Digital identity enables marketers to understand their audiences’ interests, preferences and attitudes, and tailor advertising to the individual’s needs, whilst respecting consumer privacy. Developing in-depth profiles of consumers to deliver meaningful advertising experiences is critical at a time when consumer needs and behaviours are shifting rapidly, and digital identity enables relevant and responsible audience targeting. It allows brands to personalise messaging, impose frequency caps, and measure and optimise campaigns across multiple channels and devices.

There are a variety of digital identity solutions being developed to help marketers understand audiences in a post-cookie world, and these fall into three broad categories:

Cohort models

Federated Learning of Cohorts (FLoC) is Google’s answer to digital identity, and it clusters individuals together based on a shared browsing history.
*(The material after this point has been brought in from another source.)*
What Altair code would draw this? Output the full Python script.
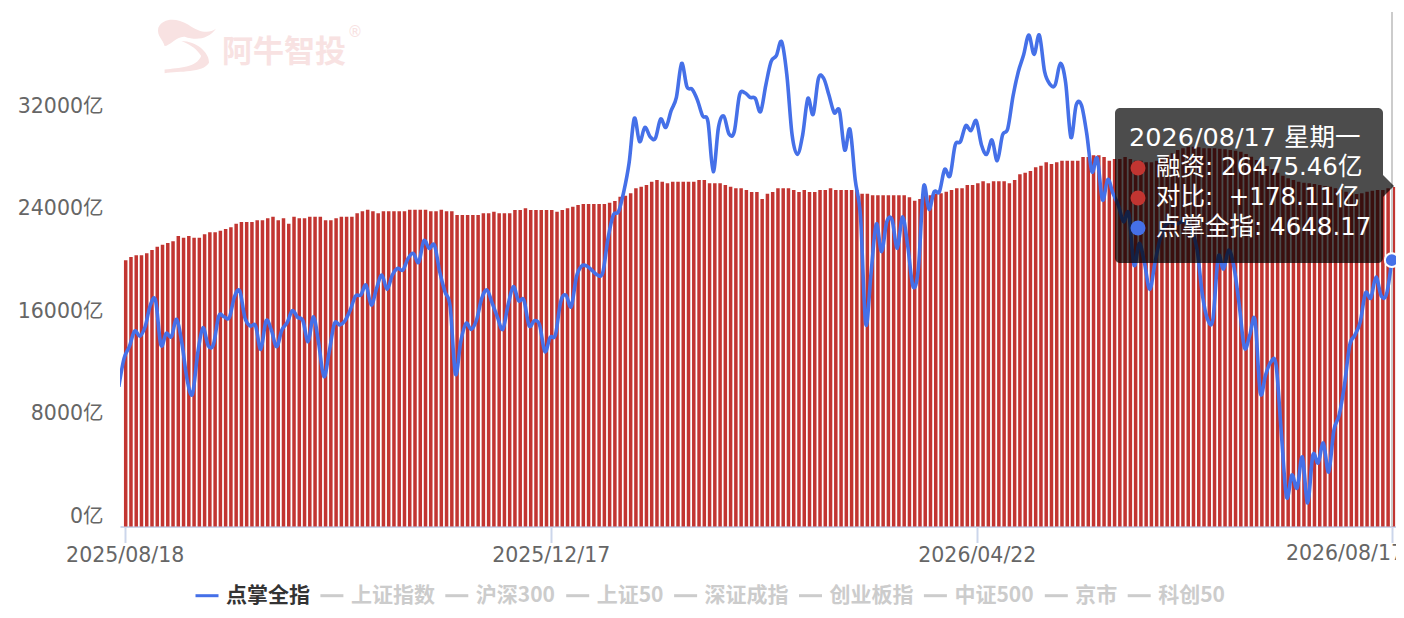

More accurate than cookies, this method uses algorithms to build anonymous groups of user profiles based on common interests, which is useful for driving top-of-the-funnel metrics such as brand awareness and recognition. While FLoC delivers scale, targeting is constrained to Chrome, rather than cross browser, and there are some unanswered questions around user privacy and measurement.

Authenticated identity

Authenticated or deterministic identity enables precise targeting through a piece of personally identifiable information – such as an email address – that users provide when they log into a website or app. It enables highly accurate targeting and measurement as it is tied to a real person, and can be privacy compliant as it makes consent simple to track. Authenticated identity enables marketers to reach users at the bottom of the funnel and drive customer retention, loyalty and intent. It does, however, require users both to log in and to opt into data processing, which inevitably limits scale. The authenticated web is only expected to reach around 20% of users for the foreseeable future.

Non-authenticated identity

Non-authenticated or probabilistic identity uses publicly available data signals such as IP address, timestamp or browser user agent, to assign a cluster of devices and browser signals to a single identifier. This identifier can be activated via established pipes, enabling precise targeting across devices and domains, as well as frequency measurement.
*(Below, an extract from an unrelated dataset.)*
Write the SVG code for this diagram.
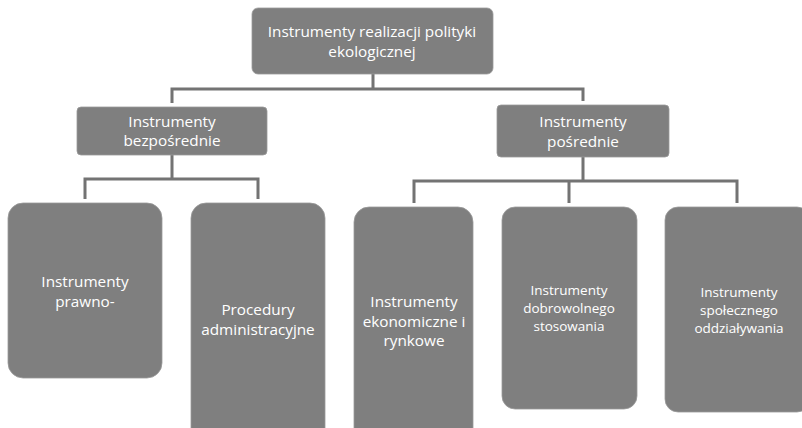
<svg xmlns="http://www.w3.org/2000/svg" width="802" height="428" viewBox="0 0 802 428">
<style>
.box{fill:#7f7f7f;stroke:#9a9a9a;stroke-width:0.8}
.t{fill:#ffffff;font-family:"Open Sans","Liberation Sans",sans-serif;font-size:15.3px;text-anchor:middle}
.s{font-size:13.5px}
.c{fill:none;stroke:#737373;stroke-width:3}
</style>
<rect width="802" height="428" fill="#ffffff"/>
<g id="connectors">
<path class="c" d="M373 74V89M172 103V89H583V101"/>
<path class="c" d="M172 155V179M85 199V179H258V199"/>
<path class="c" d="M583 157V181M414 203V181H737V203M569 181V203"/>
</g>
<g id="root">
<rect class="box" x="252" y="8" width="241" height="66" rx="6"/>
<text class="t" x="372" y="37">Instrumenty realizacji polityki</text>
<text class="t" x="372" y="57">ekologicznej</text>
</g>
<g id="bezposrednie">
<rect class="box" x="77" y="107" width="190" height="48" rx="4"/>
<text class="t" x="172" y="127">Instrumenty</text>
<text class="t" x="172" y="146">bezpośrednie</text>
</g>
<g id="posrednie">
<rect class="box" x="497" y="105" width="172" height="52" rx="4"/>
<text class="t" x="583" y="127">Instrumenty</text>
<text class="t" x="583" y="147">pośrednie</text>
</g>
<g id="prawno">
<rect class="box" x="8" y="203" width="154" height="175" rx="15"/>
<text class="t" x="85" y="287">Instrumenty</text>
<text class="t" x="85" y="307">prawno-</text>
</g>
<g id="procedury">
<rect class="box" x="191" y="203" width="134" height="240" rx="15"/>
<text class="t" x="258" y="315">Procedury</text>
<text class="t" x="258" y="335">administracyjne</text>
</g>
<g id="ekonomiczne">
<rect class="box" x="354" y="207" width="119" height="240" rx="15"/>
<text class="t" x="414" y="307">Instrumenty</text>
<text class="t" x="414" y="327">ekonomiczne i</text>
<text class="t" x="414" y="346">rynkowe</text>
</g>
<g id="dobrowolne">
<rect class="box" x="502" y="207" width="135" height="202" rx="13"/>
<text class="t s" x="569" y="295">Instrumenty</text>
<text class="t s" x="569" y="313">dobrowolnego</text>
<text class="t s" x="569" y="331">stosowania</text>
</g>
<g id="spoleczne">
<rect class="box" x="665" y="207" width="145" height="205" rx="13"/>
<text class="t s" x="739" y="297">Instrumenty</text>
<text class="t s" x="739" y="315">społecznego</text>
<text class="t s" x="739" y="333">oddziaływania</text>
</g>
</svg>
While it is not tied to a known individual, non-authenticated identity delivers the scale that authenticated identity can’t, and is ideal for prospecting and other middle-of-the-funnel use cases. Probabilistic is data minimised with no email, home address or phone number required, scoring points for consumer privacy and ensuring that no brute force attack on an encrypted ID can reveal an email or a phone number.
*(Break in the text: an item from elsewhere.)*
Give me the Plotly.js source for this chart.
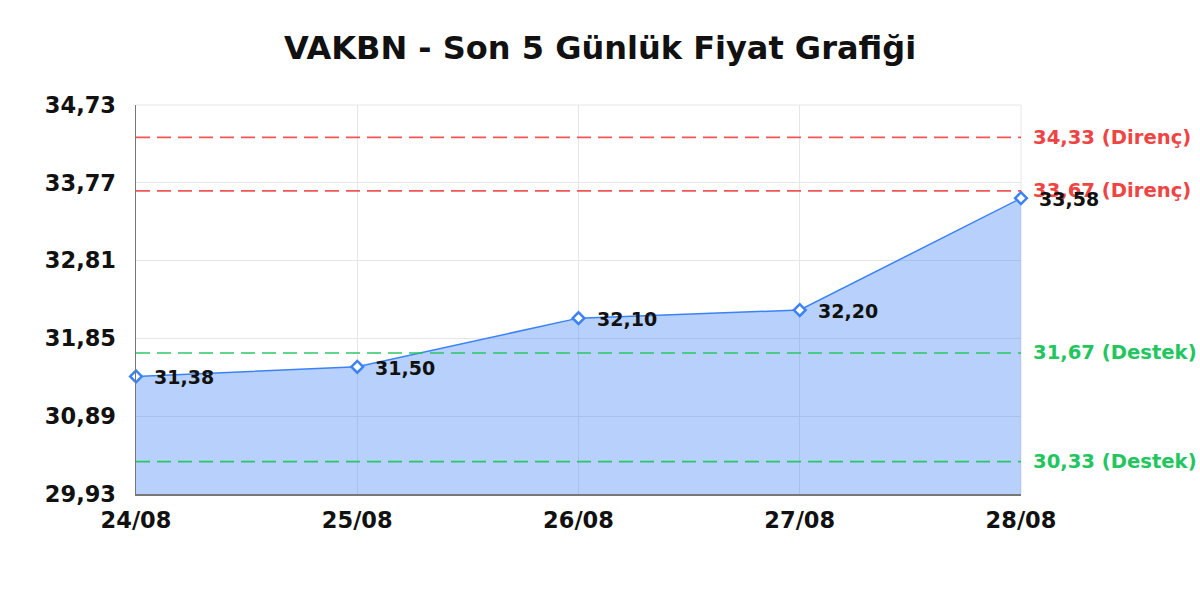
<!DOCTYPE html>
<html>
<head>
<meta charset="utf-8">
<script src="https://cdn.plot.ly/plotly-3.0.1.min.js"></script>
<style>html,body{margin:0;padding:0;background:#fff;}#chart{width:1200px;height:600px;}</style>
</head>
<body>
<div id="chart"></div>
<script>
const dates = ['24/08', '25/08', '26/08', '27/08', '28/08'];
const prices = [31.38, 31.50, 32.10, 32.20, 33.58];
const priceLabels = ['31,38', '31,50', '32,10', '32,20', '33,58'];
const yTickVals = [29.93, 30.89, 31.85, 32.81, 33.77, 34.73];
const yTickText = ['29,93', '30,89', '31,85', '32,81', '33,77', '34,73'];
const levelValues = [34.33, 33.67, 31.67, 30.33];
const levelLabels = ['34,33 (Direnç)', '33,67 (Direnç)', '31,67 (Destek)', '30,33 (Destek)'];
const levelKinds = ['resistance', 'resistance', 'support', 'support'];

const FONT = 'DejaVu Sans, Verdana, sans-serif';
const kindLineColor = {resistance: 'rgba(239,68,68,0.9)', support: 'rgba(34,197,94,0.95)'};
const kindTextColor = {resistance: '#ef4444', support: '#22c55e'};

const trace = {
  type: 'scatter',
  mode: 'lines+markers',
  x: dates,
  y: prices,
  fill: 'tozeroy',
  fillcolor: 'rgba(59,130,246,0.37)',
  line: {color: '#3b82f6', width: 1.5},
  marker: {symbol: 'diamond', size: 9, color: '#ffffff', line: {color: '#3b82f6', width: 2.5}},
  hoverinfo: 'skip',
  cliponaxis: false
};

const shapes = levelValues.map((v, i) => ({
  type: 'line', xref: 'paper', x0: 0, x1: 1, yref: 'y', y0: v, y1: v,
  line: {color: kindLineColor[levelKinds[i]], width: 1.6, dash: '14px,7px'},
  layer: 'above'
}));
shapes.push({type: 'line', xref: 'paper', x0: 0, x1: 1, yref: 'paper', y0: 1, y1: 1, line: {color: '#e6e6e6', width: 1}, layer: 'below'});
shapes.push({type: 'line', xref: 'paper', x0: 1, x1: 1, yref: 'paper', y0: 0, y1: 1, line: {color: '#e6e6e6', width: 1}, layer: 'below'});

const annotations = levelValues.map((v, i) => ({
  xref: 'paper', x: 1, yref: 'y', y: v, xanchor: 'left', yanchor: 'middle',
  xshift: 10, showarrow: false, text: levelLabels[i],
  font: {family: FONT, size: 19.6, color: kindTextColor[levelKinds[i]], weight: 'bold'}
})).concat(prices.map((p, i) => ({
  xref: 'x', x: dates[i], yref: 'y', y: p, xanchor: 'left', yanchor: 'middle',
  xshift: 16, yshift: -1, showarrow: false, text: priceLabels[i],
  font: {family: FONT, size: 19, color: '#111111', weight: 'bold'}
})));

const layout = {
  width: 1200, height: 600,
  paper_bgcolor: '#ffffff', plot_bgcolor: '#ffffff',
  margin: {l: 136, r: 179, t: 105, b: 106},
  showlegend: false,
  title: {text: 'VAKBN - Son 5 Günlük Fiyat Grafiği', x: 0.5, xanchor: 'center', y: 1 - 48 / 600, yanchor: 'middle', yref: 'container',
    font: {family: FONT, size: 32, color: '#111111', weight: 'bold'}},
  xaxis: {
    type: 'category', range: [0, dates.length - 1],
    showgrid: true, gridcolor: '#e6e6e6', gridwidth: 1,
    showline: true, linecolor: '#777777', linewidth: 1.5,
    ticks: '', ticklabelstandoff: 5,
    tickfont: {family: FONT, size: 22.5, color: '#111111', weight: 'bold'},
    zeroline: false, fixedrange: true
  },
  yaxis: {
    range: [yTickVals[0], yTickVals[yTickVals.length - 1]],
    tickmode: 'array', tickvals: yTickVals, ticktext: yTickText,
    showgrid: true, gridcolor: '#e6e6e6', gridwidth: 1,
    showline: true, linecolor: '#777777', linewidth: 1.5,
    ticks: '', ticklabelstandoff: 14,
    tickfont: {family: FONT, size: 22.5, color: '#111111', weight: 'bold'},
    zeroline: false, fixedrange: true
  },
  shapes: shapes,
  annotations: annotations
};

Plotly.newPlot('chart', [trace], layout, {displayModeBar: false, staticPlot: true});
</script>
</body>
</html>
As each digital identity category has benefits and drawbacks – and is suited to different levels of the funnel – likely the most effective approach is to combine all of the above. Marketers can also include non-identity solutions such as contextual, which enables interest-based advertising by targeting the user based solely on the content of the page. A portfolio of solutions maximises scale and accuracy while respecting user privacy and delivering strong campaign results.